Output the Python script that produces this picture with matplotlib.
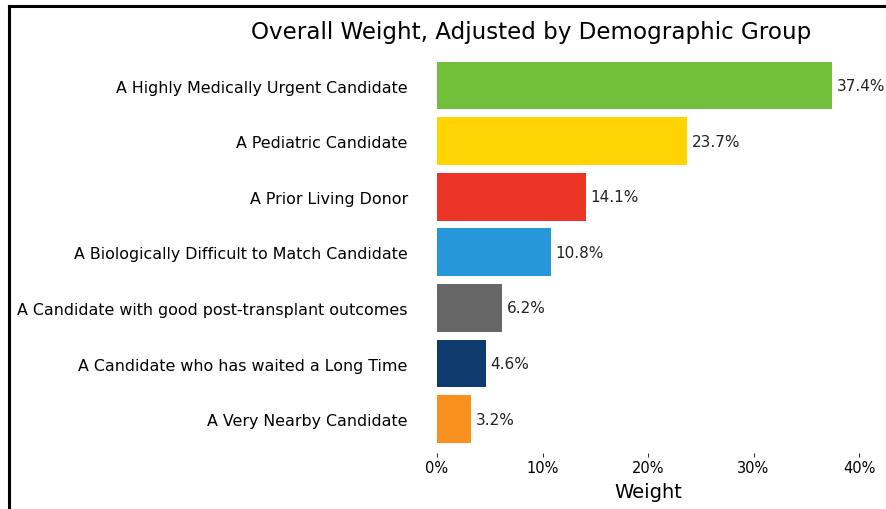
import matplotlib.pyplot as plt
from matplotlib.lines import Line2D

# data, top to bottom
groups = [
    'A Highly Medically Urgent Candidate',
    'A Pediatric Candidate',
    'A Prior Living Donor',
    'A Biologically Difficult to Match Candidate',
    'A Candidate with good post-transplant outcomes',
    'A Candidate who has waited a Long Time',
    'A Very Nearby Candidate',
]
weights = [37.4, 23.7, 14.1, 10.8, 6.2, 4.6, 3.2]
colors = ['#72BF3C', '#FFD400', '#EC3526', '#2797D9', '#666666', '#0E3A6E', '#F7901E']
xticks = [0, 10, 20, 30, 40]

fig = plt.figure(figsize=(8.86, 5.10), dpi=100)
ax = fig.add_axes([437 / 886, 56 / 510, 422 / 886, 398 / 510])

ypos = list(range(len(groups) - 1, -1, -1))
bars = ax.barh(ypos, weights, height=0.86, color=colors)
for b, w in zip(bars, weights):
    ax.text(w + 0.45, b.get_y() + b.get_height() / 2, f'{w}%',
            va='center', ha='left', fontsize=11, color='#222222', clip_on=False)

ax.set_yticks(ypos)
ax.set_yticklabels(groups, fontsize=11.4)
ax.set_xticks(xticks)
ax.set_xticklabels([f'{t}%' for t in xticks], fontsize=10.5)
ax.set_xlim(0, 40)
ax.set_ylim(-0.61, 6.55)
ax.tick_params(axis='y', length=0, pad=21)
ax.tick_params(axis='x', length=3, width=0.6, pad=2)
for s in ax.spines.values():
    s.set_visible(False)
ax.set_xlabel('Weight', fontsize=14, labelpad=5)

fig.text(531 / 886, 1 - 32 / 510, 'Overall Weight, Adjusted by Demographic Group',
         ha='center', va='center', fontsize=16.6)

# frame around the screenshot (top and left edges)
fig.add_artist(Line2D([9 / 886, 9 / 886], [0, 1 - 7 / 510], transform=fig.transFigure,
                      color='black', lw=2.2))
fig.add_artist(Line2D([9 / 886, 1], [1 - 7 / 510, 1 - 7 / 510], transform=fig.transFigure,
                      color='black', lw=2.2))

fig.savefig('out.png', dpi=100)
○ ○ ○ ○ ○
What is required
Repeat, exactly and in full, each line from the start of the data to the line that contains "from matplotlib.lines import Line2D". Pictures do not go in.

Output of the task
Output the Python script that produces this picture with matplotlib.
import matplotlib.pyplot as plt
from matplotlib.lines import Line2D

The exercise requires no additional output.